■ **Short exercise**
Find the lines below that contain the string "React". Copy each one.

■ **Supplied data**
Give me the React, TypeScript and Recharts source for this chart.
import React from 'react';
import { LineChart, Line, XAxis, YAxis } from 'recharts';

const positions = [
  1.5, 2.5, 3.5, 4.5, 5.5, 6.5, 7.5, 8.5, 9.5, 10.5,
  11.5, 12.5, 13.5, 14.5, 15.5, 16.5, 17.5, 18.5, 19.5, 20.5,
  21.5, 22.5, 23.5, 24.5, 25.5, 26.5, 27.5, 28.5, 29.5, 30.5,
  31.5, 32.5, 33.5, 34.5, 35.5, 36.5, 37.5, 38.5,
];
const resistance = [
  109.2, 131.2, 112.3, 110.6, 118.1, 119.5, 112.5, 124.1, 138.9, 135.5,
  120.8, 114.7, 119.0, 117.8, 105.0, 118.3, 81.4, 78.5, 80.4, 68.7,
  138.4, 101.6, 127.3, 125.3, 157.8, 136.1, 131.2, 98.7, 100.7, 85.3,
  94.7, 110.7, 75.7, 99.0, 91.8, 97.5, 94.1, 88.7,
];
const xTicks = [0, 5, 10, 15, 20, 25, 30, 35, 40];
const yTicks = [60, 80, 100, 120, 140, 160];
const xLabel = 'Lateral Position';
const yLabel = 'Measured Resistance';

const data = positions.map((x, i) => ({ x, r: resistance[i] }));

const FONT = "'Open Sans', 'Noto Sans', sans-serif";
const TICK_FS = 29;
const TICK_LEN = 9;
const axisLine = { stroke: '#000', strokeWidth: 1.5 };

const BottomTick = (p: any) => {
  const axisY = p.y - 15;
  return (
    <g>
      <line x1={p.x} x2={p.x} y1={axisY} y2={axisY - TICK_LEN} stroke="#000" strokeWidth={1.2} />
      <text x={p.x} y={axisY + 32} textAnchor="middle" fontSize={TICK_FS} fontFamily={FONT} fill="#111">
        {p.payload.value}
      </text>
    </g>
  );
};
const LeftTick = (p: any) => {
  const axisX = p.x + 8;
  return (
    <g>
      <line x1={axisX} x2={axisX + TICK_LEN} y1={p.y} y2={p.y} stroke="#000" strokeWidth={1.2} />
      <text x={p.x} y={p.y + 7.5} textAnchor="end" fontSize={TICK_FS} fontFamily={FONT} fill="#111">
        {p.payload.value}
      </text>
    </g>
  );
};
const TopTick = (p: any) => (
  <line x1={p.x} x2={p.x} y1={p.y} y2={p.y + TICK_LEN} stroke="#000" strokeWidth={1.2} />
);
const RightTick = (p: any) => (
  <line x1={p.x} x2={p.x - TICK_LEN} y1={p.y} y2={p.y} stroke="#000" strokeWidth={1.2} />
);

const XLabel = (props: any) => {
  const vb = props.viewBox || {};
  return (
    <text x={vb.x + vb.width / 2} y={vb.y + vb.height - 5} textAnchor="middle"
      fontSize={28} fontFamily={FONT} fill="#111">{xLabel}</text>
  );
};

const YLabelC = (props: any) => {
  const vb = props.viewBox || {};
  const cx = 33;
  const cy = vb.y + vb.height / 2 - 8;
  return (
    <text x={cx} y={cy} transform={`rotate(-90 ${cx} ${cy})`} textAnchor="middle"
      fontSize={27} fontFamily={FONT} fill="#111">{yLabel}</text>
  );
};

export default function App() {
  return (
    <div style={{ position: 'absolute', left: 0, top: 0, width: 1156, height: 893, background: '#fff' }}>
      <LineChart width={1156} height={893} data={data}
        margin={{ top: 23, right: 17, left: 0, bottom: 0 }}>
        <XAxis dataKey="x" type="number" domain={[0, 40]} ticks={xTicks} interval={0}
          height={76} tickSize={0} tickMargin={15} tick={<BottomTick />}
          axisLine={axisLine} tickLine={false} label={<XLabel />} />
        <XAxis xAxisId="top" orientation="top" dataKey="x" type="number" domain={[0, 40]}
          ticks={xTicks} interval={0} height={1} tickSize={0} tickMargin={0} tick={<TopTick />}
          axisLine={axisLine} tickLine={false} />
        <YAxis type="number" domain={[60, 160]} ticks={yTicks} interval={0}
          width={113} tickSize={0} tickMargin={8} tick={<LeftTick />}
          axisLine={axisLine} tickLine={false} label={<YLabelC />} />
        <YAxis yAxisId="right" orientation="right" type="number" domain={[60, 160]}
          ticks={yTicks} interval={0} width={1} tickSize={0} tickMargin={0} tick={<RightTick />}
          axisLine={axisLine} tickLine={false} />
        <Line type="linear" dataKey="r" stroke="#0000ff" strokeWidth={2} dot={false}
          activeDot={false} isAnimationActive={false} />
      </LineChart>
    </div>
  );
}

■ **Result of this task**
Give me the React, TypeScript and Recharts source for this chart.
import React from 'react';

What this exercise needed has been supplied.